New Delhi, Jan. 20: Financial institutions face the prospect of seeing their non-performing assets (NPAs) balloon by Rs 5,400 crore with the finance ministry dawdling on the clearance for the petroleum ministry’s proposal to allow Oil and Natural Gas Corporation (ONGC) to acquire a 51 per cent stake in Mangalore Refineries and Petrochemicals Ltd (MRPL).
The piquant situation has arisen because the finance ministry demanded a fresh appraisal of the petroleum ministry’s proposal to allow ONGC to pick up a 51 per cent stake in MRPL.
The Aditya Birla group and Hindustan Petroleum Corporation, the two joint owners of MRPL, had agreed to ONGC taking up a 51 per cent stake with an investment of Rs 660 crore. Under this agreement, ONGC would acquire the entire 37.5 per cent stake owned by the A V Birla group and infuse fresh equity to raise its stake to 51 per cent, which will give it management control of the company.
Sources said the petroleum ministry had cleared the plan and prepared a note for Cabinet approval before the finance ministry intervened.

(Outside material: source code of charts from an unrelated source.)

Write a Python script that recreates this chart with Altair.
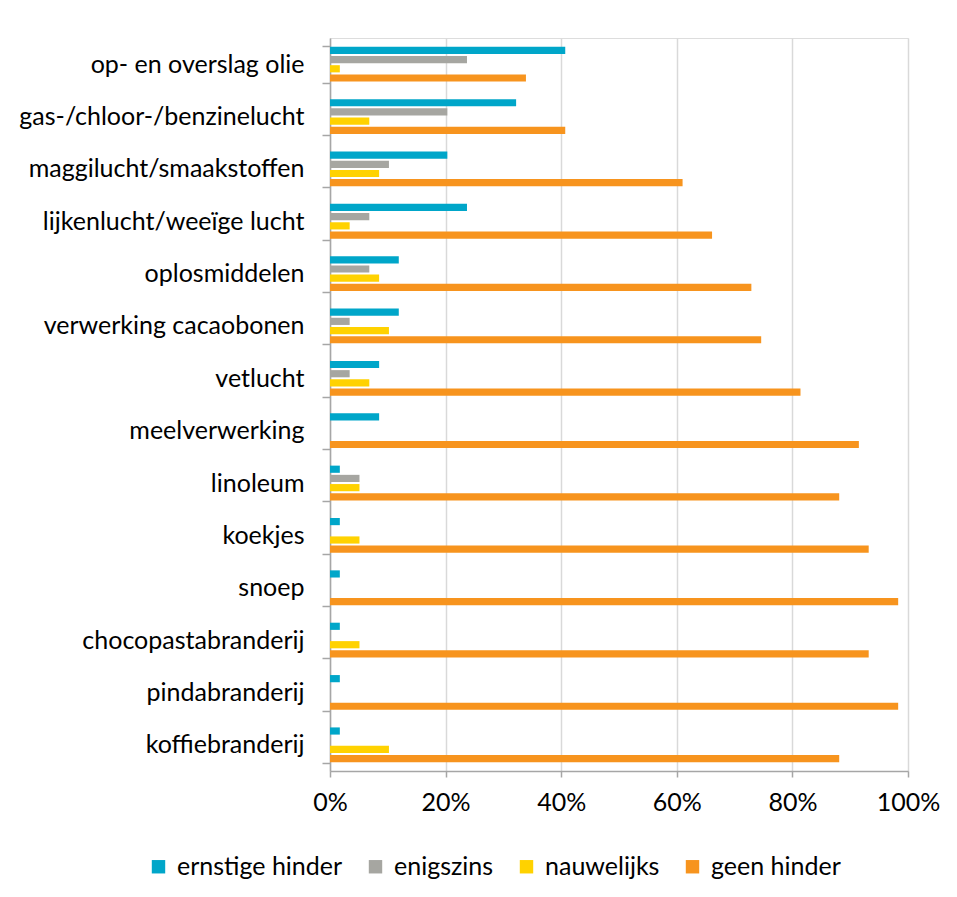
import altair as alt
import pandas as pd

categories = [
    "op- en overslag olie",
    "gas-/chloor-/benzinelucht",
    "maggilucht/smaakstoffen",
    "lijkenlucht/weeïge lucht",
    "oplosmiddelen",
    "verwerking cacaobonen",
    "vetlucht",
    "meelverwerking",
    "linoleum",
    "koekjes",
    "snoep",
    "chocopastabranderij",
    "pindabranderij",
    "koffiebranderij",
]
series = ["ernstige hinder", "enigszins", "nauwelijks", "geen hinder"]
colors = ["#00A6C9", "#A6A6A1", "#FFD200", "#F7941E"]

ernstig = [40.7, 32.2, 20.3, 23.7, 11.9, 11.9, 8.5, 8.5, 1.7, 1.7, 1.7, 1.7, 1.7, 1.7]
enigszins = [23.7, 20.3, 10.2, 6.8, 6.8, 3.4, 3.4, 0, 5.1, 0, 0, 0, 0, 0]
nauwelijks = [1.7, 6.8, 8.5, 3.4, 8.5, 10.2, 6.8, 0, 5.1, 5.1, 0, 5.1, 0, 10.2]
geen = [33.9, 40.7, 61.0, 66.1, 72.9, 74.6, 81.4, 91.5, 88.1, 93.2, 98.3, 93.2, 98.3, 88.1]

x_ticks = [0, 0.2, 0.4, 0.6, 0.8, 1.0]

rows = []
for i, cat in enumerate(categories):
    for s, vals in zip(series, [ernstig, enigszins, nauwelijks, geen]):
        rows.append({"cat": cat, "serie": s, "v": vals[i] / 100})
df = pd.DataFrame(rows)

FONT = "Lato"
FS = 25

chart = alt.Chart(df).mark_bar().encode(
    y=alt.Y(
        "cat:N",
        sort=categories,
        title=None,
        scale=alt.Scale(paddingInner=0.3, paddingOuter=0.15),
        axis=alt.Axis(
            tickBand="extent",
            tickSize=8,
            tickColor="#A6A6A6",
            tickWidth=1.5,
            domainColor="#A6A6A6",
            domainWidth=1.5,
            labelPadding=18,
            labelFont=FONT,
            labelFontSize=FS,
            labelColor="#000000",
            labelLimit=500,
            grid=False,
        ),
    ),
    yOffset=alt.YOffset(
        "serie:N",
        sort=series,
        scale=alt.Scale(paddingInner=0.22, paddingOuter=0.1),
    ),
    x=alt.X(
        "v:Q",
        title=None,
        scale=alt.Scale(domain=[0, 1]),
        axis=alt.Axis(
            format="%",
            values=x_ticks,
            tickSize=6,
            tickColor="#A6A6A6",
            tickWidth=1.5,
            domainColor="#A6A6A6",
            domainWidth=1.5,
            gridColor="#D9D9D9",
            gridWidth=1.5,
            labelFlush=False,
            labelPadding=13,
            labelFont=FONT,
            labelFontSize=FS,
            labelColor="#000000",
        ),
    ),
    color=alt.Color(
        "serie:N",
        sort=series,
        scale=alt.Scale(domain=series, range=colors),
        legend=alt.Legend(
            orient="none",
            legendX=-184,
            legendY=816,
            direction="horizontal",
            title=None,
            symbolType="square",
            symbolSize=180,
            symbolStrokeWidth=0,
            labelFont=FONT,
            labelFontSize=FS,
            labelColor="#000000",
            labelOffset=6,
            columnPadding=20,
            labelLimit=300,
        ),
    ),
).properties(
    width=578,
    height=733,
    autosize=alt.AutoSizeParams(type="none"),
    padding={"left": 322, "top": 30, "right": 40, "bottom": 110},
).configure_view(stroke=None).configure(background="white")

chart.save("out.html", embed_options={"renderer": "svg", "actions": False})
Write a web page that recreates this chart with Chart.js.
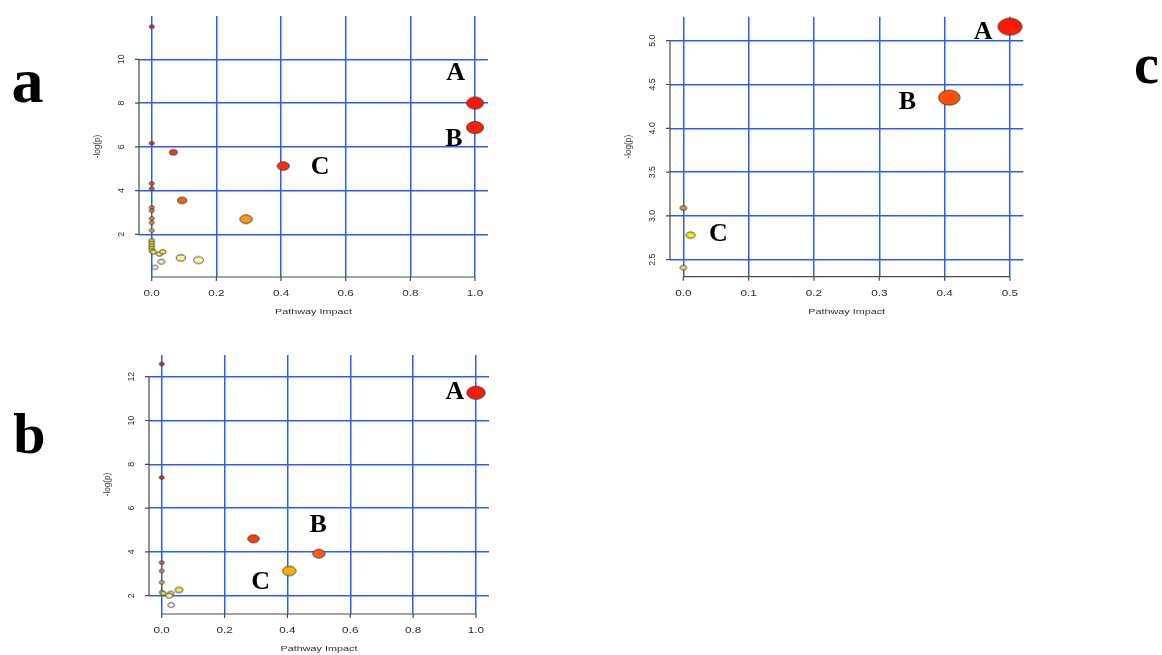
<!DOCTYPE html>
<html>
<head>
<meta charset="utf-8">
<title>Pathway impact bubble plots</title>
<script src="https://cdn.jsdelivr.net/npm/chart.js@4.4.0/dist/chart.umd.min.js"></script>
<style>
  html, body { margin: 0; padding: 0; background: #ffffff; }
  #wrap { position: relative; width: 1162px; height: 655px; overflow: hidden; background: #ffffff; }
  #wrap canvas { position: absolute; left: 0; top: 0; }
</style>
</head>
<body>
<div id="wrap">
  <canvas id="chartA" width="1162" height="655"></canvas>
  <canvas id="chartB" width="1162" height="655"></canvas>
  <canvas id="chartC" width="1162" height="655"></canvas>
</div>
<script>
// ---------- panel a ----------
const impactA = [0, 0, 0.067, 0, 0, 0.407, 1.0, 1.0, 0.094, 0, 0, 0, 0, 0.292, 0,
                 0, 0, 0, 0, 0, 0.005, 0.024, 0.034, 0.090, 0.145, 0.030, 0.010];
const logpA   = [11.49, 6.16, 5.75, 4.32, 4.09, 5.12, 8.00, 6.88, 3.55, 3.23, 3.08, 2.72, 2.53, 2.69, 2.17,
                 1.71, 1.59, 1.47, 1.36, 1.25, 1.19, 1.10, 1.20, 0.92, 0.82, 0.75, 0.49];
const sizeA   = [2.5, 2.5, 4.0, 2.5, 2.5, 6.0, 8.5, 8.5, 4.5, 2.5, 2.5, 2.5, 2.5, 6.2, 2.5,
                 2.8, 2.8, 2.8, 2.8, 2.8, 3.0, 3.2, 3.2, 4.5, 5.0, 3.5, 3.0];
const xTicksA = [0, 0.2, 0.4, 0.6, 0.8, 1.0];
const xTickLabelsA = ['0.0', '0.2', '0.4', '0.6', '0.8', '1.0'];
const yTicksA = [2, 4, 6, 8, 10];
const yTickLabelsA = ['2', '4', '6', '8', '10'];

// ---------- panel b ----------
const impactB = [0, 0, 1.0, 0.292, 0.500, 0.406, 0, 0, 0, 0, 0.005, 0.029, 0.024, 0.055, 0.030];
const logpB   = [12.58, 7.40, 11.27, 4.60, 3.92, 3.13, 3.51, 3.13, 2.61, 2.16, 2.11, 2.10, 2.00, 2.26, 1.57];
const sizeB   = [2.5, 2.5, 9.2, 5.7, 6.2, 6.7, 2.5, 2.5, 2.5, 2.5, 2.8, 3.3, 3.5, 4.0, 3.3];
const xTicksB = [0, 0.2, 0.4, 0.6, 0.8, 1.0];
const xTickLabelsB = ['0.0', '0.2', '0.4', '0.6', '0.8', '1.0'];
const yTicksB = [2, 4, 6, 8, 10, 12];
const yTickLabelsB = ['2', '4', '6', '8', '10', '12'];

// ---------- panel c ----------
const impactC = [0.500, 0.407, 0, 0.011, 0];
const logpC   = [5.16, 4.35, 3.09, 2.78, 2.41];
const sizeC   = [12.0, 10.7, 3.3, 4.4, 3.3];
const xTicksC = [0, 0.1, 0.2, 0.3, 0.4, 0.5];
const xTickLabelsC = ['0.0', '0.1', '0.2', '0.3', '0.4', '0.5'];
const yTicksC = [2.5, 3.0, 3.5, 4.0, 4.5, 5.0];
const yTickLabelsC = ['2.5', '3.0', '3.5', '4.0', '4.5', '5.0'];

// heat-scale fills, one per pathway
const fillA = ['#ff1a00', '#f52a00', '#f23c0c', '#f04a10', '#f05010', '#ff3000', '#ff1500', '#ff2000', '#f06410',
               '#f07810', '#f08010', '#f09010', '#f0a010', '#f49a10', '#e8b810',
               '#e8d820', '#ecdc24', '#eee228', '#f0e62c', '#f0e830', '#f5ee30', '#f8f060', '#f5ef30',
               '#fbf590', '#fdf8a8', '#fefad0', '#ffffff'];
const fillB = ['#ff1a00', '#f52800', '#ff1a00', '#ff3a00', '#ff5a10', '#ffb000', '#f06a10', '#f08c10',
               '#f0c010', '#f0e020', '#f2e830', '#f6ee60', '#fbf8b8', '#f2e840', '#fffff5'];
const fillC = ['#ff1a00', '#ff5000', '#f29a12', '#f8ee00', '#f5ec50'];

// ---------- styling ----------
const W = 1162, H = 655;
const GRID = 'rgb(40, 92, 255)';
const AXIS = '#4a4a4a';
const TEXT = '#2e2e2e';
const ASPECT = 1.42;      // bubbles are wider than tall
const TICK = 4;

function ellipseSprite(rx, fill) {
  const ry = rx / ASPECT;
  const c = document.createElement('canvas');
  const w = Math.ceil(2 * rx + 3), h = Math.ceil(2 * ry + 3);
  c.width = w; c.height = h;
  const g = c.getContext('2d');
  g.beginPath();
  g.ellipse(w / 2, h / 2, rx, ry, 0, 0, Math.PI * 2);
  g.fillStyle = fill;
  g.fill();
  g.lineWidth = 0.9;
  g.strokeStyle = '#3a3a3a';
  g.stroke();
  return c;
}

function drawText(ctx, txt, x, y, opts) {
  ctx.save();
  ctx.translate(x, y);
  ctx.scale(opts.sx || 1, 1);
  if (opts.rot) ctx.rotate(opts.rot);
  ctx.font = opts.font;
  ctx.fillStyle = opts.color || TEXT;
  ctx.textAlign = opts.align || 'center';
  ctx.textBaseline = opts.baseline || 'middle';
  ctx.fillText(txt, 0, 0);
  ctx.restore();
}

const panels = [
  {
    id: 'chartA', impact: impactA, logp: logpA, size: sizeA, fill: fillA,
    xTicks: xTicksA, xLabels: xTickLabelsA, yTicks: yTicksA, yLabels: yTickLabelsA,
    area: { left: 139, top: 16, right: 488, bottom: 277 },
    xRange: [-0.0393, 1.0402], yRange: [0.048, 11.979],
    notes: [['A', 0.940, 9.45], ['B', 0.935, 6.43], ['C', 0.521, 5.14]],
    tag: { text: 'a', x: 27.5, base: 102, size: 64 }
  },
  {
    id: 'chartB', impact: impactB, logp: logpB, size: sizeB, fill: fillB,
    xTicks: xTicksB, xLabels: xTickLabelsB, yTicks: yTicksB, yLabels: yTickLabelsB,
    area: { left: 149, top: 355, right: 489, bottom: 614 },
    xRange: [-0.0404, 1.0414], yRange: [1.164, 12.991],
    notes: [['A', 0.933, 11.36], ['B', 0.498, 5.31], ['C', 0.315, 2.72]],
    tag: { text: 'b', x: 29.5, base: 453, size: 58 }
  },
  {
    id: 'chartC', impact: impactC, logp: logpC, size: sizeC, fill: fillC,
    xTicks: xTicksC, xLabels: xTickLabelsC, yTicks: yTicksC, yLabels: yTickLabelsC,
    area: { left: 670, top: 16.7, right: 1023.3, bottom: 276.7 },
    xRange: [-0.0204, 0.5204], yRange: [2.306, 5.274],
    notes: [['A', 0.459, 5.114], ['B', 0.343, 4.315], ['C', 0.0536, 2.808]],
    tag: { text: 'c', x: 1146.5, base: 83, size: 56 }
  }
];

function axesPlugin(p) {
  return {
    id: 'baseAxes',
    afterDraw(chart) {
      const ctx = chart.ctx, xs = chart.scales.x, ys = chart.scales.y, a = chart.chartArea;
      ctx.save();
      ctx.strokeStyle = AXIS;
      ctx.lineWidth = 1.2;
      ctx.beginPath();
      // x axis line and tick marks, spanning first to last tick
      const xa = xs.getPixelForValue(p.xTicks[0]);
      const xb = xs.getPixelForValue(p.xTicks[p.xTicks.length - 1]);
      ctx.moveTo(xa, a.bottom); ctx.lineTo(xb, a.bottom);
      p.xTicks.forEach(v => {
        const px = xs.getPixelForValue(v);
        ctx.moveTo(px, a.bottom); ctx.lineTo(px, a.bottom + TICK);
      });
      // y axis line and tick marks
      const ya = ys.getPixelForValue(p.yTicks[0]);
      const yb = ys.getPixelForValue(p.yTicks[p.yTicks.length - 1]);
      ctx.moveTo(a.left, ya); ctx.lineTo(a.left, yb);
      p.yTicks.forEach(v => {
        const py = ys.getPixelForValue(v);
        ctx.moveTo(a.left, py); ctx.lineTo(a.left - TICK, py);
      });
      ctx.stroke();

      // tick labels
      p.xTicks.forEach((v, i) => {
        drawText(ctx, p.xLabels[i], xs.getPixelForValue(v), a.bottom + 16.5,
          { font: '8.4px "Liberation Sans", Arial, sans-serif', sx: 1.4 });
      });
      p.yTicks.forEach((v, i) => {
        drawText(ctx, p.yLabels[i], a.left - 17.5, ys.getPixelForValue(v),
          { font: '8.8px "Liberation Sans", Arial, sans-serif', rot: -Math.PI / 2 });
      });

      // axis titles
      drawText(ctx, 'Pathway Impact', (a.left + a.right) / 2, a.bottom + 35,
        { font: '7.9px "Liberation Sans", Arial, sans-serif', sx: 1.37 });
      drawText(ctx, '-log(p)', a.left - 41, (a.top + a.bottom) / 2,
        { font: '8.2px "Liberation Sans", Arial, sans-serif', rot: -Math.PI / 2 });

      // pathway letters
      p.notes.forEach(n => {
        drawText(ctx, n[0], xs.getPixelForValue(n[1]), ys.getPixelForValue(n[2]) + 8.6,
          { font: 'bold 26px "Liberation Serif", "Times New Roman", serif', color: '#000', baseline: 'alphabetic' });
      });

      // panel tag
      drawText(ctx, p.tag.text, p.tag.x, p.tag.base,
        { font: 'bold ' + p.tag.size + 'px "Liberation Serif", "Times New Roman", serif', color: '#000', baseline: 'alphabetic' });
      ctx.restore();
    }
  };
}

panels.forEach(p => {
  const sprites = p.size.map((r, i) => ellipseSprite(r, p.fill[i]));
  const points = p.impact.map((x, i) => ({ x: x, y: p.logp[i], r: p.size[i] }));
  const tickList = arr => arr.map(v => ({ value: v }));
  new Chart(document.getElementById(p.id), {
    type: 'bubble',
    data: {
      datasets: [{
        data: points,
        pointStyle: ctx => sprites[ctx.dataIndex],
        backgroundColor: p.fill,
        borderWidth: 0,
        clip: false
      }]
    },
    options: {
      responsive: false,
      animation: false,
      events: [],
      layout: {
        padding: { left: p.area.left, top: p.area.top, right: W - p.area.right, bottom: H - p.area.bottom }
      },
      plugins: { legend: { display: false }, tooltip: { enabled: false } },
      scales: {
        x: {
          type: 'linear', min: p.xRange[0], max: p.xRange[1],
          afterBuildTicks: s => { s.ticks = tickList(p.xTicks); },
          afterFit: s => { s.height = 0; },
          ticks: { display: false },
          grid: { color: GRID, lineWidth: 1.5, drawTicks: false },
          border: { display: false }
        },
        y: {
          type: 'linear', min: p.yRange[0], max: p.yRange[1],
          afterBuildTicks: s => { s.ticks = tickList(p.yTicks); },
          afterFit: s => { s.width = 0; },
          ticks: { display: false },
          grid: { color: GRID, lineWidth: 1.5, drawTicks: false },
          border: { display: false }
        }
      }
    },
    plugins: [axesPlugin(p)]
  });
});
</script>
</body>
</html>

The ONGC deal with the Birlas was struck four months ago but its consummation is now mired in red tape. Meanwhile, the company faces the spectre of complete erosion of the net worth by March 31 this year.
Once this happens, MRPL will have to be referred to the Bureau of Industrial and Financial Reconstruction (BIFR) under the Sick Industrial Companies (Special Provisions) Act and loans to the tune of Rs 5,400 crore taken from banks and financial institutions will have to be declared as NPAs.
MRPL is a state-of-the-art refinery set up with Japanese expertise. It was the first joint-sector success story and its physical performance is world-class.
However, red tape in the petroleum ministry in the past prevented it from getting timely payments from the oil pool account as a result of which it had to take recourse to borrowings. Its second phase of expansion from 3.6 million tonnes to 9.6 million tonnes a year was also undertaken through fresh loans. The debt to equity ratio has now shot up to a formidable 15.4:1.
With cash-rich ONGC moving into the picture, the financial institutions see a change in the scenario and are willing to restructure the debt. They have accepted a four-year moratorium on the payment of the principal amount and lowered the interest rate on loans from 13.5 per cent to 9.2 per cent. This will make the company financially viable.
Upstream major ONGC, which is entering the downstream refining and marketing segment, sees a golden opportunity in acquiring assets which have a replacement cost of Rs 8,000 crore.
“It is a win-win situation for all. But only if the finance ministry stops playing spoilsport,” remarked a senior petroleum ministry official.